■ WHAT IS EXPECTED ■
Determine the number of lines that have the string "chart" in them, and give only that number.
···
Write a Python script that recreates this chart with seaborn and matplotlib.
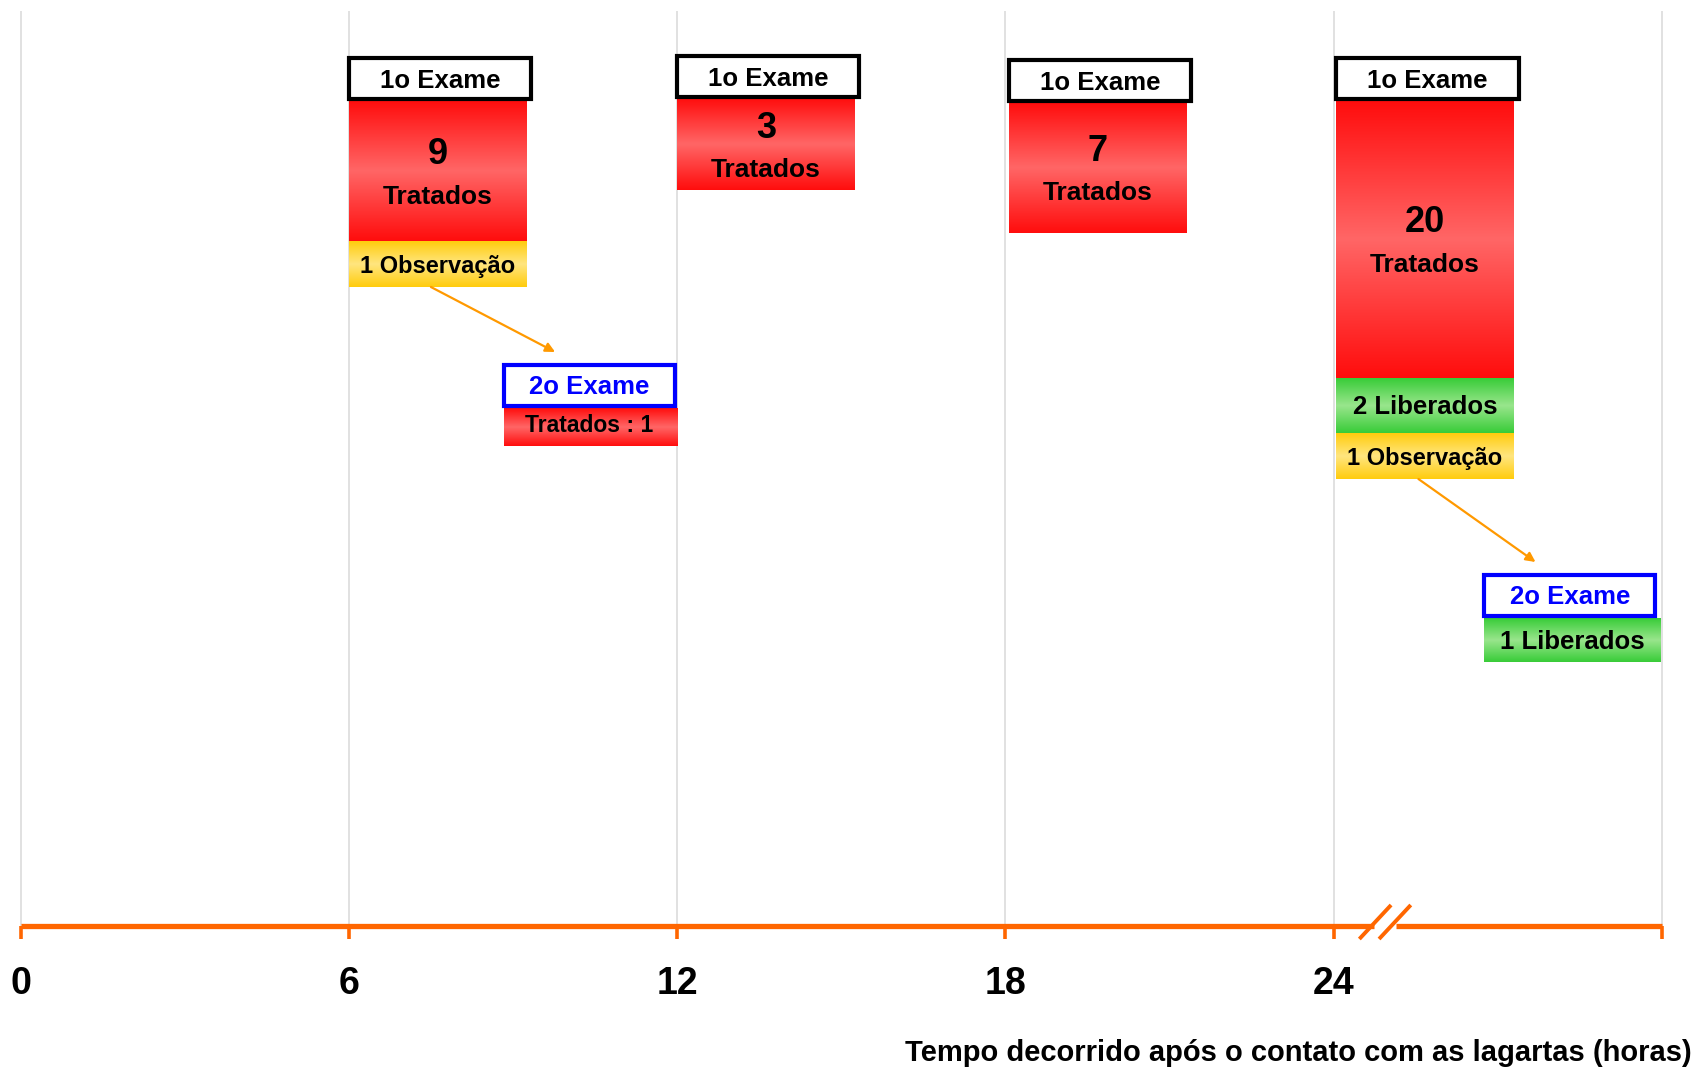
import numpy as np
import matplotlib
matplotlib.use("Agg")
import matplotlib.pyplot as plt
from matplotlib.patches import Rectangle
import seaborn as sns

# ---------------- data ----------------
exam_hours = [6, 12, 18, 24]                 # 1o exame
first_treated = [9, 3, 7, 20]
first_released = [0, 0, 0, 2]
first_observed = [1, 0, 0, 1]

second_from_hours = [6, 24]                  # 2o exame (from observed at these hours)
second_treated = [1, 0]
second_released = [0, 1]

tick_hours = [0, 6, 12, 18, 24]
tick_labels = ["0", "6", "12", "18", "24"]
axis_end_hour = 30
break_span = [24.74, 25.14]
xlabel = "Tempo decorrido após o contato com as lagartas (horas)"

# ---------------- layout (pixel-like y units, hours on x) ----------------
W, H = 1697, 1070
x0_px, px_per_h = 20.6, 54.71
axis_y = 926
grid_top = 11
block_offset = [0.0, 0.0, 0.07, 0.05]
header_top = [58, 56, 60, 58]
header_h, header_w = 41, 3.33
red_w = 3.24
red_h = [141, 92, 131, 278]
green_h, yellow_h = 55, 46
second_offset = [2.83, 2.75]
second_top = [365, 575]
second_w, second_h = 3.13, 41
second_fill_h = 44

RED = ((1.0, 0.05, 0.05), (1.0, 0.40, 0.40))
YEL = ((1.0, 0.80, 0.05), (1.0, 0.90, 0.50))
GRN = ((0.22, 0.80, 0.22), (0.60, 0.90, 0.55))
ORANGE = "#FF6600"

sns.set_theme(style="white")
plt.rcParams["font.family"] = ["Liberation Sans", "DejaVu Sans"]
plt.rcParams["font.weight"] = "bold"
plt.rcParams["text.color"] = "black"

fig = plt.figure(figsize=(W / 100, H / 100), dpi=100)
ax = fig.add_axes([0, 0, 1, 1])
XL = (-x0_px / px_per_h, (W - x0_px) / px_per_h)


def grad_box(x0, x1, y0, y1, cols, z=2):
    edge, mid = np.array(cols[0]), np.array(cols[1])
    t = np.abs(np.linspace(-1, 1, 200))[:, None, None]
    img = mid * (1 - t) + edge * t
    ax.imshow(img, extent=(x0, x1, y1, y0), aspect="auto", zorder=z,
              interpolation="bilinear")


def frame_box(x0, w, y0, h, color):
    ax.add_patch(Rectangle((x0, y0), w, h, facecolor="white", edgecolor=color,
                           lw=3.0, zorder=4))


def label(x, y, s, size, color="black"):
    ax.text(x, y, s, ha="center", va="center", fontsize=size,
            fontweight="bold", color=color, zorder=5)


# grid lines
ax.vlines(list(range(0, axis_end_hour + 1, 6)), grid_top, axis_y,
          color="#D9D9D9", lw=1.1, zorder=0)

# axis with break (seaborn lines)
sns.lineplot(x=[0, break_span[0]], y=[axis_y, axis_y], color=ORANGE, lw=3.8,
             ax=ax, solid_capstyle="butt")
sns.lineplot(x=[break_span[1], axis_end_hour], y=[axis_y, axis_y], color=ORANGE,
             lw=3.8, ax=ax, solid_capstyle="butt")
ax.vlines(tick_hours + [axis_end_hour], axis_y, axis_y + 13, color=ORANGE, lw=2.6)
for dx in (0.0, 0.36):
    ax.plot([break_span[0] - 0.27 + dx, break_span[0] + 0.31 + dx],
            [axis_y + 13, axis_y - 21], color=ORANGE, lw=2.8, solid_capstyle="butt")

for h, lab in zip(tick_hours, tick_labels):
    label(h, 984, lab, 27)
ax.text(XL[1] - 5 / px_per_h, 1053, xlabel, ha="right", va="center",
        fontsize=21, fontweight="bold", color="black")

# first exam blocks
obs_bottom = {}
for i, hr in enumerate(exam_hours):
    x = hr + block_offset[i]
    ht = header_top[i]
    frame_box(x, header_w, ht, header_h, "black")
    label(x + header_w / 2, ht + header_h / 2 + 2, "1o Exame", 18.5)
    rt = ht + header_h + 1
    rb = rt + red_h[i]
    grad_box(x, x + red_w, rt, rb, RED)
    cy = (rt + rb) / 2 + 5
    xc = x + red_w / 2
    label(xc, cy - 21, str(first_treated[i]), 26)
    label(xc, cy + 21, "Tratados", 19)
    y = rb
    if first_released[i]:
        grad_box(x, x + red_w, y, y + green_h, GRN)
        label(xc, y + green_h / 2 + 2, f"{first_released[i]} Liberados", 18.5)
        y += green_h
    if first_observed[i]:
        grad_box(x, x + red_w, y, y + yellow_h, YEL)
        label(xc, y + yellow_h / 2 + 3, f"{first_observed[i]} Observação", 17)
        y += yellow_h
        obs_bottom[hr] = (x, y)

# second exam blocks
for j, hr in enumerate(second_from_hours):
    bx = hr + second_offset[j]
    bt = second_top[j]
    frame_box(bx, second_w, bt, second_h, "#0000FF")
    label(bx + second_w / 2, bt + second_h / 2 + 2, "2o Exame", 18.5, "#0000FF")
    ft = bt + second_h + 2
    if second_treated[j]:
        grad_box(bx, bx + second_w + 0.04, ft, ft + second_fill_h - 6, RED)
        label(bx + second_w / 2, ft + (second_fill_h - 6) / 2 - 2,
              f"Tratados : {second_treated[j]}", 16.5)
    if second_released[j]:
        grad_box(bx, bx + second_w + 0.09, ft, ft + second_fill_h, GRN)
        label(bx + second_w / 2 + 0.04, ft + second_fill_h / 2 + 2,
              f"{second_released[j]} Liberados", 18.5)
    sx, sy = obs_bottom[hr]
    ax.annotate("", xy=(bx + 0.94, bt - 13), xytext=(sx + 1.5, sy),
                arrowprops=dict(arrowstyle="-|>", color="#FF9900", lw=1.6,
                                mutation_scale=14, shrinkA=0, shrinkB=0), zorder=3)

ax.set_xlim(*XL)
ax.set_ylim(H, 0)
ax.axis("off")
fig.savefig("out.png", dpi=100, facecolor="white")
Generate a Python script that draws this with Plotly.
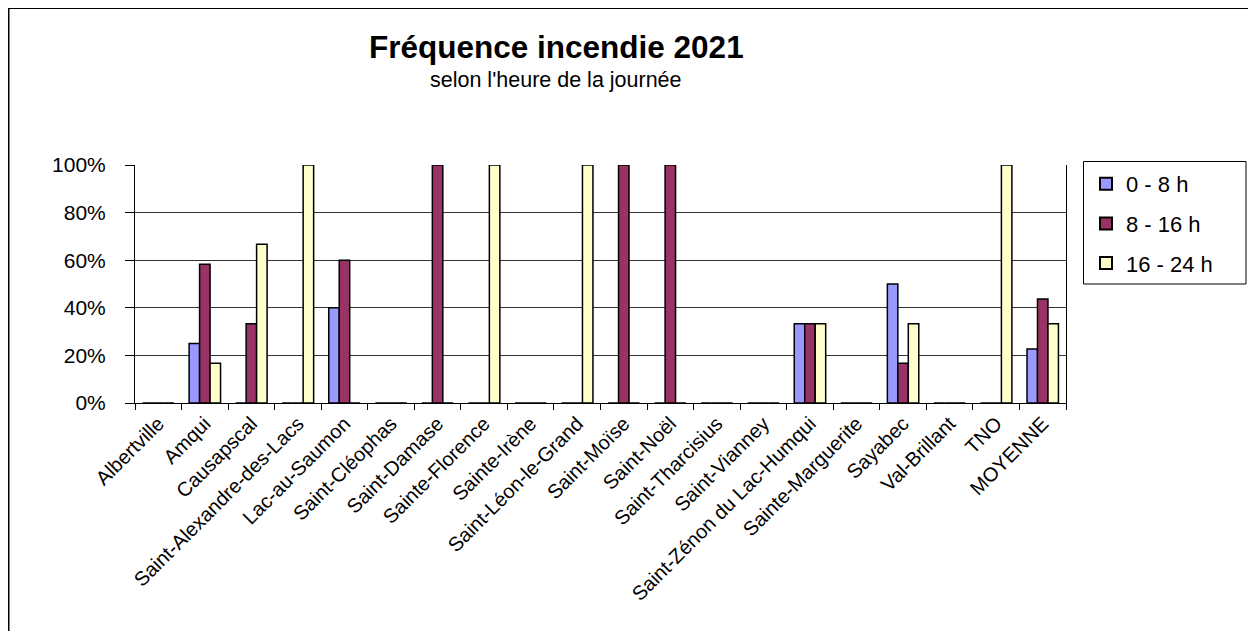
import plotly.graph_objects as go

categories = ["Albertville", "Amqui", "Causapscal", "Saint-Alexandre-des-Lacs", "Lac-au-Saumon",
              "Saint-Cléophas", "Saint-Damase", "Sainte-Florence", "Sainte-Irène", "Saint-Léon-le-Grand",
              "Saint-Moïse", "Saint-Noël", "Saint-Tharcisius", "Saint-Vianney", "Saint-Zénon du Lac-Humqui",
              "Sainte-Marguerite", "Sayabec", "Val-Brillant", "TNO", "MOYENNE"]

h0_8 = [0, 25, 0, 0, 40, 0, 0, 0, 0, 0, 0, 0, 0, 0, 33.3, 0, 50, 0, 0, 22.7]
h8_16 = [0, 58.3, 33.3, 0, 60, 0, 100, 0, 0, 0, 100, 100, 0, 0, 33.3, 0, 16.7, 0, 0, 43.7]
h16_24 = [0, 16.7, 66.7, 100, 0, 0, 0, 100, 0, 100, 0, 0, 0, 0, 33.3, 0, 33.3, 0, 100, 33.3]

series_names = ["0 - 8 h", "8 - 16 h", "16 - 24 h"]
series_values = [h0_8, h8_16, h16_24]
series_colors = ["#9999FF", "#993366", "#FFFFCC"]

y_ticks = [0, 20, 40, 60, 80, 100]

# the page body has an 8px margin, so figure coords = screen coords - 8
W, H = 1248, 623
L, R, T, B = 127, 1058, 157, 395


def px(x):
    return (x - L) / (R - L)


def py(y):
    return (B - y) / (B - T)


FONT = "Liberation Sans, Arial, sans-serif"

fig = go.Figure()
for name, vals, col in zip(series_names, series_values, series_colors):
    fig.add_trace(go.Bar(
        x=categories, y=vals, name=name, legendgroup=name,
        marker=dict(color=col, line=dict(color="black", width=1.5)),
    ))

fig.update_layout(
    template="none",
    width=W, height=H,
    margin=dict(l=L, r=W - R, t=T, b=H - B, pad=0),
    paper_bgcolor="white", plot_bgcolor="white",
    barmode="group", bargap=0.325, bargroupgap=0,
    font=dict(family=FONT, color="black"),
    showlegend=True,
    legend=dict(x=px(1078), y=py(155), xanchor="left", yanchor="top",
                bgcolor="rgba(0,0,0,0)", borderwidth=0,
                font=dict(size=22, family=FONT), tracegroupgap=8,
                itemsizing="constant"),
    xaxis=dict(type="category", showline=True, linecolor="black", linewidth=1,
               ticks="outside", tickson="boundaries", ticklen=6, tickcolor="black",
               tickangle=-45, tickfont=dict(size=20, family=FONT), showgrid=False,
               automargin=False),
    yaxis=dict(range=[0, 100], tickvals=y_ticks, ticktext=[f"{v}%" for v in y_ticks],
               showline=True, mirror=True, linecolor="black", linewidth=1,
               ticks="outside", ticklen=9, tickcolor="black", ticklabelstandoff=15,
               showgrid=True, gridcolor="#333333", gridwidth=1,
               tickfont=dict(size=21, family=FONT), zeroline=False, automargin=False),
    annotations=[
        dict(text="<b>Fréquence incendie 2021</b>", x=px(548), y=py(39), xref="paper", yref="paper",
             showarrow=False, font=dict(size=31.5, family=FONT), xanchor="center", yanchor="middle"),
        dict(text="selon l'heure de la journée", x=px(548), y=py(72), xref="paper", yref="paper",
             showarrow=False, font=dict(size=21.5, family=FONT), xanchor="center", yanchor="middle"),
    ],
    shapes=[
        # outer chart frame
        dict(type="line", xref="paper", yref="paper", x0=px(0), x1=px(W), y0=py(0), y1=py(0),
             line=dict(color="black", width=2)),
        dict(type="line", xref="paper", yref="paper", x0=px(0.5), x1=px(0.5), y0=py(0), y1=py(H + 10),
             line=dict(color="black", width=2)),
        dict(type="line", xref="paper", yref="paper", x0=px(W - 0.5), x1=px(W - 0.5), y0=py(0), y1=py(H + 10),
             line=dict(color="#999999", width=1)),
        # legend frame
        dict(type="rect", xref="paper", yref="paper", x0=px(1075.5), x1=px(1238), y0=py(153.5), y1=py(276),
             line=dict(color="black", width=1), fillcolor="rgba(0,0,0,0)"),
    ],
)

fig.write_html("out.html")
···
■ EXERCISE ANSWER ■
2